There are increasingly concerning media reports of child refugees disappearing from Home Office hotels in fear that they will be forcibly sent to Rwanda. From my own experience and training, I have some understanding of the difficulties these refugees face.
Rwanda is well known for its human rights violations. According to Human Rights Watch, arbitrary detention, ill-treatment, and torture in official and unofficial detention facilities continues. Fair trial standards have been routinely flouted in many sensitive political cases, in which security-related charges are often used to prosecute prominent government critics.
It is also extremely concerning that there is widespread evidence of ill-treatment and abuse towards the LGBTQ+ community in Rwanda. For instance, Human Rights Watch reported last year that:
“Rwandan authorities rounded up and arbitrarily detained over a dozen gay and transgender people, sex workers, street children, and others in the months before a planned June 2021 high-profile international conference.”
More harm than good
The UK isn’t the first country to explore using Rwanda to host refugees, with Israel and the Democratic Republic of the Congo having sent refugees and asylum seekers there in recent years. However, reports of mistreatment and questions over Rwanda’s suitability or even willingness to host refugees are fuelling fears that those sent there will either end up on the streets or will try to get to Europe using people-smuggling routes.

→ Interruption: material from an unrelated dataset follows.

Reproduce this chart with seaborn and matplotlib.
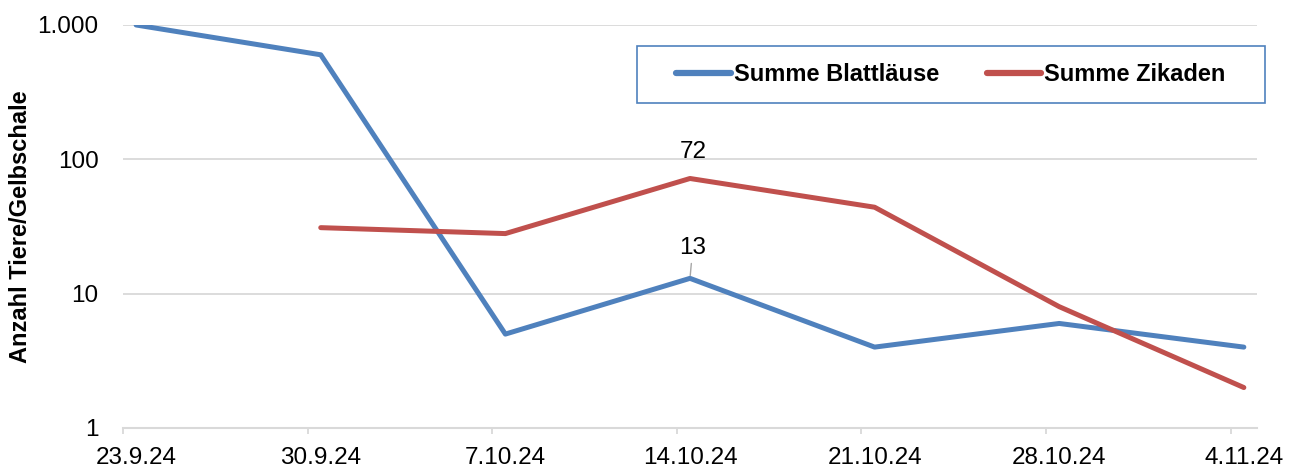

Those child asylum seekers have experienced many upheavals before arriving in the UK; they have sought asylum in this country but are now faced with hostility. Sadly, their response to this hostility may lead to them being kidnapped by traffickers, exposed to criminals including sex offenders, or harming themselves. Are the Home Office’s safeguarding procedures robust enough to protect them against these threats?
Originally, I come from Bangladesh. I went through the asylum system, was granted refugee status, and am now a British citizen. I have done a master’s degree in refugee care and have worked with refugees and asylum seekers for a renowned international organisation. I have personal experience and professional knowledge and training in this area, so I understand the difficulties these asylum seekers face.
I fled Bangladesh to escape persecution because of my journalism and human rights work. I was nominated by the Rory Peck Trust, the committee to protect journalists, the PEN International, and other human rights organisations, for a protective fellowship at the centre for applied human rights at the University of York. I joined the visiting fellowship in 2012, which was a life-changing opportunity. It provided me with a chance to rest and recuperate, which was badly needed, and a chance to heal from trauma; on top of that, it allowed me to learn from world-leading experts in human rights.
I later studied for a degree in counselling, coaching and mentoring at York St John University. The support I received from my lecturers allowed me to learn, flourish and dream big. The course also provided an opportunity to work with vulnerable people who were grieving or facing other complex life problems. After I graduated, I crowdfunded to pay for my masters in refugee care, and many generous, compassionate people helped me. I’m now halfway through my PhD at the University of Essex.
I’m a disabled student and have various health problems; the support of the people I’ve met has enabled me to come so far. I couldn’t have done any of this without the help of York City of Sanctuary and Refugee Action York. As both a city of sanctuary and a UN human rights city, York sets a brilliant example of compassion and continues to provide hope to people from all over the world, most recently those fleeing war and unrest in Ukraine, Afghanistan and Syria.
My experience shows what a difference can be made when asylum seekers are provided with opportunities and treated with kindness, something which seems completely absent from the government’s Rwandan plan.
Home Office plans will undermine human rights
In 2020, the Equality and Human Right Commission reviewed the Home Office’s hostile environment policy and found that it infringed equalities legislation, specifically the Equalities Act 2010. The then home secretary Theresa May implemented the policy as part of an attempt to reduce net migration; her successor Priti Patel has continued this approach, most notably in the recent anti-refugee Nationality and Borders Act.
The actions of this government suggest it is adamantly opposed to human rights and the relevant international human rights conventions and treaties to which it is a signatory. The plan to deport vulnerable asylum seekers to Rwanda is a flagrant violation of their human rights and is already the subject of legal challenge.
A study by the Institute of Public Policy Research in 2020 concluded:
“It is clear that despite the wide-ranging impacts of the hostile environment on individuals and communities, there is no evidence to suggest that it meets its primary objective to increase voluntary returns. The available evidence suggests that the hostile environment forces people into poverty and destitution, denying them rights to essential goods and services, but it does not necessarily encourage them to leave the UK in greater numbers.”
The Home Office continues to demonstrate a lack of awareness and regard for racial issues, as well as the country’s colonial history and institutional racism. If you look closely, many of the individuals seeking refuge in the UK hail from former British colonies or are victims of wars in which the UK was engaged.
It’s time for the government to conduct a review of its hostile environment policies to ensure that they are in compliance with equal opportunity laws, particularly in relation to race.